Now remember that a basis of open sets for the product topology is the family of sets of the form $U_1\times U_2\times \dots$ where $U_i$ is an open interval in $\mathbb R$ and all but finitely many $U_i$ are $\mathbb R$ itself. For example, $\{(x_0,x_1,\ldots) \in\mathbb R^\mathbb N \mid x_2\in (-2,2), x_5\in (0,1)\}$ is open in $\mathbb R^\mathbb N$, since it is $\mathbb R\times \mathbb R \times (-2,2)\times \mathbb R\times \mathbb R\times (0,1)\times\mathbb R\times\dots$.

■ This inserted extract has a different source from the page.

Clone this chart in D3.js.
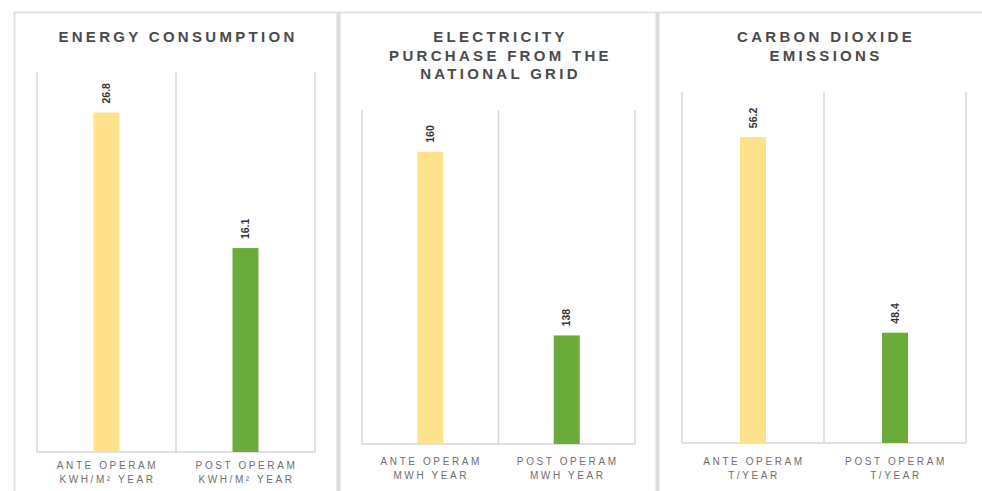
<!DOCTYPE html>
<html>
<head>
<meta charset="utf-8">
<script src="https://cdn.jsdelivr.net/npm/d3@7"></script>
<style>
  body { margin: 0; background: #fff; }
  text { font-family: "Liberation Sans", Arial, sans-serif; }
</style>
</head>
<body>
<div id="chart"></div>
<script>
// data
const titles = [
  ["ENERGY CONSUMPTION"],
  ["ELECTRICITY", "PURCHASE FROM THE", "NATIONAL GRID"],
  ["CARBON DIOXIDE", "EMISSIONS"]
];
const categories = ["ANTE OPERAM", "POST OPERAM"];
const units = ["KWH/M\u00B2 YEAR", "MWH YEAR", "T/YEAR"];
const anteValues = [26.8, 160, 56.2];
const postValues = [16.1, 138, 48.4];
const domains = [[0, 30], [125, 165], [44, 58]];

// layout of each panel (plot box in page pixels)
const boxes = [
  {x0: 37, x1: 315, top: 72, bottom: 452, lab: 465},
  {x0: 362, x1: 635, top: 110, bottom: 444, lab: 461},
  {x0: 682, x1: 966, top: 92, bottom: 443, lab: 461}
];
const colors = ["#fde18b", "#6aab3b"];

let W = 982, H = 491;
let svg = d3.select("#chart").append("svg")
    .attr("width", W)
    .attr("height", H);

// card frames
svg.append("line").attr("x1", 14).attr("x2", W).attr("y1", 12.5).attr("y2", 12.5)
    .attr("stroke", "#e4e4e4").attr("stroke-width", 2);
svg.append("line").attr("x1", 14.5).attr("x2", 14.5).attr("y1", 12).attr("y2", H)
    .attr("stroke", "#e0e0e0").attr("stroke-width", 2);
[338.5, 657.5].forEach(function(x) {
  svg.append("line").attr("x1", x).attr("x2", x).attr("y1", 12).attr("y2", H)
      .attr("stroke", "#dcdcdc").attr("stroke-width", 4);
});

boxes.forEach(function(b, i) {
  let g = svg.append("g");
  let vals = [anteValues[i], postValues[i]];

  let x = d3.scaleBand().domain(categories).range([b.x0, b.x1]);
  let y = d3.scaleLinear().domain(domains[i]).range([b.bottom, b.top]);
  let barW = 26;

  // title
  let cx = (b.x0 + b.x1) / 2;
  g.selectAll(".title")
      .data(titles[i])
    .enter().append("text")
      .attr("x", cx + 2)
      .attr("y", function(d, k) { return 42 + k * 18.5; })
      .attr("text-anchor", "middle")
      .attr("font-size", 15)
      .attr("font-weight", "bold")
      .attr("letter-spacing", 3.3)
      .attr("fill", "#4a4a4a")
      .text(function(d) { return d; });

  // vertical gridlines at band edges
  let edges = categories.map(function(c) { return x(c); }).concat([b.x1]);
  g.selectAll(".grid")
      .data(edges)
    .enter().append("line")
      .attr("x1", function(d) { return d; })
      .attr("x2", function(d) { return d; })
      .attr("y1", y(domains[i][1]))
      .attr("y2", y(domains[i][0]))
      .attr("stroke", "#d6d6d6")
      .attr("stroke-width", 1.5);
  g.append("line")
      .attr("x1", b.x0).attr("x2", b.x1)
      .attr("y1", y(domains[i][0])).attr("y2", y(domains[i][0]))
      .attr("stroke", "#d6d6d6")
      .attr("stroke-width", 1.5);

  // bars
  g.selectAll(".bar")
      .data(vals)
    .enter().append("rect")
      .attr("x", function(d, k) { return x(categories[k]) + x.bandwidth() / 2 - barW / 2; })
      .attr("width", barW)
      .attr("y", function(d) { return y(d); })
      .attr("height", function(d) { return y(domains[i][0]) - y(d); })
      .attr("fill", function(d, k) { return colors[k]; });

  // value labels
  g.selectAll(".val")
      .data(vals)
    .enter().append("text")
      .attr("transform", function(d, k) {
        let px = x(categories[k]) + x.bandwidth() / 2;
        return "translate(" + px + "," + (y(d) - 9) + ") rotate(-90)";
      })
      .attr("dy", "0.35em")
      .attr("font-size", 10.5)
      .attr("font-weight", "bold")
      .attr("fill", "#333")
      .text(function(d) { return d; });

  // category labels
  categories.forEach(function(c) {
    let lx = x(c) + x.bandwidth() / 2 + 1;
    g.append("text")
        .attr("x", lx).attr("y", b.lab + 4)
        .attr("text-anchor", "middle")
        .attr("font-size", 10)
        .attr("letter-spacing", 2.6)
        .attr("fill", "#6e6e6e")
        .text(c);
    g.append("text")
        .attr("x", lx).attr("y", b.lab + 18)
        .attr("text-anchor", "middle")
        .attr("font-size", 10)
        .attr("letter-spacing", 2.6)
        .attr("fill", "#6e6e6e")
        .text(units[i]);
  });
});
</script>
</body>
</html>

Back to the question. It remains to show that given a basic open set which contains $(1,0,0,\dots)$, it contains some $x_n$. Let $U=\prod U_i$ be basic open. If $U_i$ is not $\mathbb R$, let $n_i$ be so that $\forall n\geq n_i, \frac1{n^i}\in U_i$. Let $N=\max\{n_i\}$, the maximum being defined since there are only finitely many $i$ so that $U_i\neq\mathbb R$. Now note that for all $n\geq N$, we have that $x_n\in U$. 
Actually, note that this proves a more general result: let $x_n^i$ be the $i$th coordinate of the sequence $(x_n)_{n\in\mathbb N}$. Then we have that $x_n\rightarrow x$ in the product topology if, and only if, for all $i\in\mathbb N$ we have $x_n^i\rightarrow x^i$. Since we indeed have that $\frac1{n_i}\rightarrow 0$ for $i\geq 1$ and $\frac{1}{n^i}\rightarrow 1$ when $i=0$, this proves the first statement.
For the second part, I give you a hint: the fact that we could define the max above is what fails in the box topology. Consider the open neighbourhood of $(1,0,0,\ldots)$ that is $\prod_{i\geq 0} (-\frac1{i!n^i}, \frac1{i!n^i})$.